Toni’s experiment within Recitatif exposes the codependent nature within racial dynamics, combatting the way whiteness attempts to evade categorisation by positioning itself as the ‘default’, thus making itself invisible. In this way Recitatif retains a power of provocation — white readers are forced to question what it is about their race that warrants definition apart from skin colour and realise in many instances it is difficult to pinpoint outside of the roots of anti-Blackness. However, the semantics within Recitatif cease to be fascinating once we recognise the dangers this sort of guessing game poses, given the current fervour around identity politics in a climate where the tangible effects of anti-Blackness have become even more severe. A bad faith reading of Morrison’s theoretical intent displayed in Recitatif would use her exemplification of race being a construct as a basis to conclude that race is therefore arbitrary or that Black people’s oppression is interchangeable with intersectional oppression when the two actually work in tandem. 

Smith’s foreword is not exempt from the critique advanced above; she writes that Recitatif, ‘reminds [her] that it is not essentially black or white to be poor, oppressed, lesser than, exploited, ignored.’ There is a very real danger here of reading Recitatif as a unifier for the universality of suffering under oppressive systems in a way that overlooks the anti-Black foundations that these systems are built upon. 

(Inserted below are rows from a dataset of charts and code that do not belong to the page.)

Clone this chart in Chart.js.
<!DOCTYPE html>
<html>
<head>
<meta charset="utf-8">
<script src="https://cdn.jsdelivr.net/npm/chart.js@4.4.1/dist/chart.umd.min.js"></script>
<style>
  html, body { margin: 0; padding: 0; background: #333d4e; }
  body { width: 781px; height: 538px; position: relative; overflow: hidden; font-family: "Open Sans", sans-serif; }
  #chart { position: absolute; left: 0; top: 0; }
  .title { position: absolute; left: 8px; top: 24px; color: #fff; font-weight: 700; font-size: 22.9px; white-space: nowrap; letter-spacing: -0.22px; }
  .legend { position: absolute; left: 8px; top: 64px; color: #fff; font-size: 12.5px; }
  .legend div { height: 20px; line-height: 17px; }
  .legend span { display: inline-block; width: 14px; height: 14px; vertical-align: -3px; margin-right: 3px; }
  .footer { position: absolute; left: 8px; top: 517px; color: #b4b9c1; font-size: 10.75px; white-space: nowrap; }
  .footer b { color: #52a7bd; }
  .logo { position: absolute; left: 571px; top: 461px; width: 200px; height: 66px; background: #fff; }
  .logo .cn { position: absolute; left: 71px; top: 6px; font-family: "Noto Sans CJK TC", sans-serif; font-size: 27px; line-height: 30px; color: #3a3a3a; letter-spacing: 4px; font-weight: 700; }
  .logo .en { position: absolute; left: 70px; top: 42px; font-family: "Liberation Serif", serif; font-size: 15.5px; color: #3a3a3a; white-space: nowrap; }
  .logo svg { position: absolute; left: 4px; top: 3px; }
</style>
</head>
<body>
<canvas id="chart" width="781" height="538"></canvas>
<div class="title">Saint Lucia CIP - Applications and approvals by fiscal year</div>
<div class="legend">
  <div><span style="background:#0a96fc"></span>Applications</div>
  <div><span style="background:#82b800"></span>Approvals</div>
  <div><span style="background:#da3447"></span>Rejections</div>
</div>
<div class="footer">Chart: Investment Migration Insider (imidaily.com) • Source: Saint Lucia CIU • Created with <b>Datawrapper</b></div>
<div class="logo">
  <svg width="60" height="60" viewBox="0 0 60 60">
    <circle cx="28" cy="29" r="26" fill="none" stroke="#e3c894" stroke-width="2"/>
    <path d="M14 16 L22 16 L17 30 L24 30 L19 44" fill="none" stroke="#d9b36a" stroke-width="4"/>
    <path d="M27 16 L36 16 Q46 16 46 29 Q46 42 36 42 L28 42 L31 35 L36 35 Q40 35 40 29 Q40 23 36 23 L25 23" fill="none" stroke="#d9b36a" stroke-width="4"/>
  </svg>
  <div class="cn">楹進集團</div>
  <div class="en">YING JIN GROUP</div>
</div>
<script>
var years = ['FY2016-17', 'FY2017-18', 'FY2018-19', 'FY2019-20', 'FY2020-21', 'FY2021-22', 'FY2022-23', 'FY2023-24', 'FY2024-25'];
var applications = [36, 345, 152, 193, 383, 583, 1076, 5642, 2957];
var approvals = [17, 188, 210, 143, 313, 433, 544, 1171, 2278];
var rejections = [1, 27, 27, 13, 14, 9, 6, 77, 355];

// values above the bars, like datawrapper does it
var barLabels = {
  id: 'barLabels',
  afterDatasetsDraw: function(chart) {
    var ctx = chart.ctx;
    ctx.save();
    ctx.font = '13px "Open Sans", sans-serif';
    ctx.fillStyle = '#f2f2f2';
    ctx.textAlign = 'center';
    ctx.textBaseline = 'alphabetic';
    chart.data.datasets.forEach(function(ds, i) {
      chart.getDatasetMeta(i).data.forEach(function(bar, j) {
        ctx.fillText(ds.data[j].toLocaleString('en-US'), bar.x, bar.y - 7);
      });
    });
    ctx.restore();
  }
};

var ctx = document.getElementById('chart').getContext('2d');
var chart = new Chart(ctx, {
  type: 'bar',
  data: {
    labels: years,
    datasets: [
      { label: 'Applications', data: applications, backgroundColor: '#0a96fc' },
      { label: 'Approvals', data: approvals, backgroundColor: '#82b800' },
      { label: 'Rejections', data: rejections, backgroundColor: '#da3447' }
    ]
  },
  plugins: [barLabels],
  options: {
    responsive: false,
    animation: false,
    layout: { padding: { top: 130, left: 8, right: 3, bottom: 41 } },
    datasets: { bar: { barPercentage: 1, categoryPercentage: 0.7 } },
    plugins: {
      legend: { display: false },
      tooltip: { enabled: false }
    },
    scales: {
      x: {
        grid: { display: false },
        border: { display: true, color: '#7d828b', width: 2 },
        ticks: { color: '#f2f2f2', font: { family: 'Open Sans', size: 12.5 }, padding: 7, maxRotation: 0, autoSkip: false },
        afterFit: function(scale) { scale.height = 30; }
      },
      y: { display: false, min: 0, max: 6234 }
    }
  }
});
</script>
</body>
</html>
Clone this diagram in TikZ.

The theoretical speculation that exists within the pages of Recitatif quickly evaporates when we close the book and witness once again the impact of violence rooted in the hypervisibility surrounding Black people. In this way, the last focal point of the book  – which focuses on Twyla’s and Roberta’s abuse of Maggie, rings out as the real point that should be pushed to the foreground. The impact of violence against Black women is unmistakably real and as identifiable as ever despite differing perspectives – this is where our most dedicated efforts of seeking definition and clarity must remain in order to combat its dehumanising effects.